▶ The task
Begin with the first line of the material and write out each line exactly, ending with the line that contains "return 1 + (px - 121) / 75.5". Pictures are not part of the copy.
:::::
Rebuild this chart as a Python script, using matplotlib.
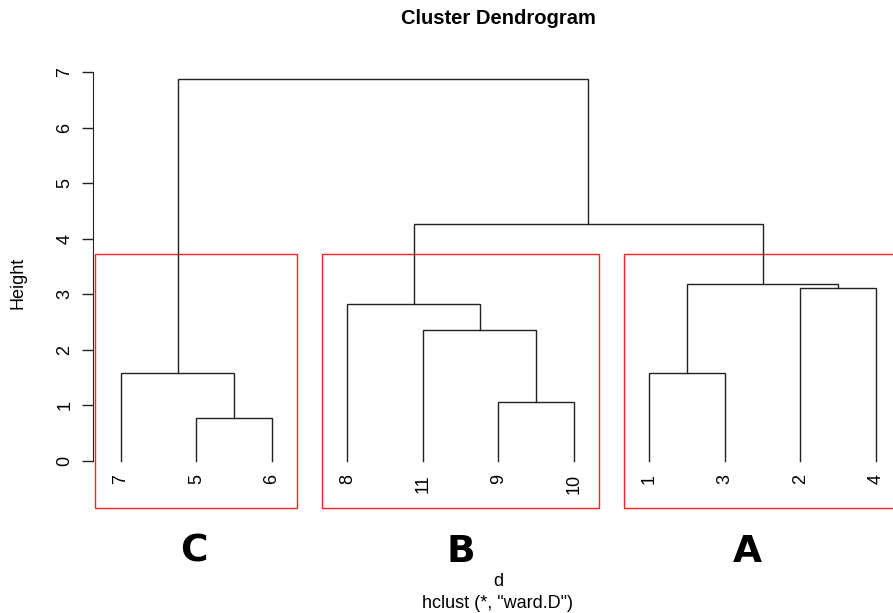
import matplotlib
matplotlib.use('Agg')
import matplotlib.pyplot as plt
from matplotlib.patches import Rectangle

plt.rcParams['font.family'] = ['Liberation Sans', 'DejaVu Sans']

# leaf labels in plotting order
leaf_labels = ['7', '5', '6', '8', '11', '9', '10', '1', '3', '2', '4']

# merges as (left child, right child, height); negatives are leaves (index into leaf_labels, 1-based)
merges = [
    (-2, -3, 0.78),     # 5 + 6
    (-6, -7, 1.07),     # 9 + 10
    (-1, 1, 1.58),      # 7 + (5,6)
    (-8, -9, 1.58),     # 1 + 3
    (-5, 2, 2.35),      # 11 + (9,10)
    (-4, 5, 2.82),      # 8 + (11,(9,10))
    (-10, -11, 3.12),   # 2 + 4
    (4, 7, 3.19),       # (1,3) + (2,4)
    (6, 8, 4.27),       # B + A
    (3, 9, 6.87),       # C + (B, A)
]

# cluster boxes: first and last leaf position, and letter
cluster_first = [1, 4, 8]
cluster_last = [3, 7, 11]
cluster_names = ['C', 'B', 'A']
name_x = [1.97, 5.5, 9.3]

W, H = 893, 613
fig = plt.figure(figsize=(W / 100, H / 100), dpi=100)

# pixel -> data mapping
def px_x(px):
    return 1 + (px - 121) / 75.5

def px_y(py):
    return (461 - py) / 55.57

left_px, right_px, top_px, bot_px = 93, 893, 50, 508
ax = fig.add_axes([left_px / W, 1 - bot_px / H, (right_px - left_px) / W, (bot_px - top_px) / H])
ax.set_xlim(px_x(left_px), px_x(right_px))
ax.set_ylim(px_y(bot_px), px_y(top_px))

lc = '#222222'
pos = {}
hgt = {}

def node_xy(k):
    if k < 0:
        return float(-k), 0.0
    return pos[k], hgt[k]

for i, (a, b, h) in enumerate(merges, start=1):
    xa, ya = node_xy(a)
    xb, yb = node_xy(b)
    ax.plot([xa, xa, xb, xb], [ya, h, h, yb], color=lc, lw=1.0, solid_joinstyle='miter')
    pos[i] = (xa + xb) / 2
    hgt[i] = h

for i, lab in enumerate(leaf_labels, start=1):
    ax.text(i, px_y(474), lab, rotation=90, ha='center', va='top', fontsize=13)

# rect.hclust style boxes
top_cut = (merges[-2][2] + merges[-3][2]) / 2
ybot = ax.get_ylim()[0]
for f, l, nm, nx in zip(cluster_first, cluster_last, cluster_names, name_x):
    x0 = f - 1 + 0.66
    x1 = l + 0.33
    ax.add_patch(Rectangle((x0, ybot), x1 - x0, top_cut - ybot, fill=False,
                           edgecolor='#ff2020', lw=1.0, clip_on=False))
    ax.text(nx, px_y(552), nm, ha='center', va='center', fontsize=27,
            fontweight='bold', family='DejaVu Sans', clip_on=False)

for s in ['top', 'right', 'bottom']:
    ax.spines[s].set_visible(False)
ax.spines['left'].set_bounds(0, 7)
ax.spines['left'].set_color(lc)
ax.set_xticks([])
ax.set_yticks(range(8))
ax.tick_params(axis='y', length=8, width=1.0, color=lc, labelsize=13, pad=6)
for t in ax.get_yticklabels():
    t.set_rotation(90)
    t.set_va('center')

fig.text(18 / W, 1 - 283 / H, 'Height', rotation=90, ha='center', va='center', fontsize=13)
fig.text(498 / W, 1 - 19 / H, 'Cluster Dendrogram', ha='center', va='center',
         fontsize=14.5, fontweight='bold')
fig.text(498 / W, 1 - 582 / H, 'd', ha='center', va='center', fontsize=13)
fig.text(498 / W, 1 - 604 / H, 'hclust (*, "ward.D")', ha='center', va='center', fontsize=13)

fig.savefig('out.png', dpi=100)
:::::
▶ Answer below
Rebuild this chart as a Python script, using matplotlib.
import matplotlib
matplotlib.use('Agg')
import matplotlib.pyplot as plt
from matplotlib.patches import Rectangle

plt.rcParams['font.family'] = ['Liberation Sans', 'DejaVu Sans']

# leaf labels in plotting order
leaf_labels = ['7', '5', '6', '8', '11', '9', '10', '1', '3', '2', '4']

# merges as (left child, right child, height); negatives are leaves (index into leaf_labels, 1-based)
merges = [
    (-2, -3, 0.78),     # 5 + 6
    (-6, -7, 1.07),     # 9 + 10
    (-1, 1, 1.58),      # 7 + (5,6)
    (-8, -9, 1.58),     # 1 + 3
    (-5, 2, 2.35),      # 11 + (9,10)
    (-4, 5, 2.82),      # 8 + (11,(9,10))
    (-10, -11, 3.12),   # 2 + 4
    (4, 7, 3.19),       # (1,3) + (2,4)
    (6, 8, 4.27),       # B + A
    (3, 9, 6.87),       # C + (B, A)
]

# cluster boxes: first and last leaf position, and letter
cluster_first = [1, 4, 8]
cluster_last = [3, 7, 11]
cluster_names = ['C', 'B', 'A']
name_x = [1.97, 5.5, 9.3]

W, H = 893, 613
fig = plt.figure(figsize=(W / 100, H / 100), dpi=100)

# pixel -> data mapping
def px_x(px):
    return 1 + (px - 121) / 75.5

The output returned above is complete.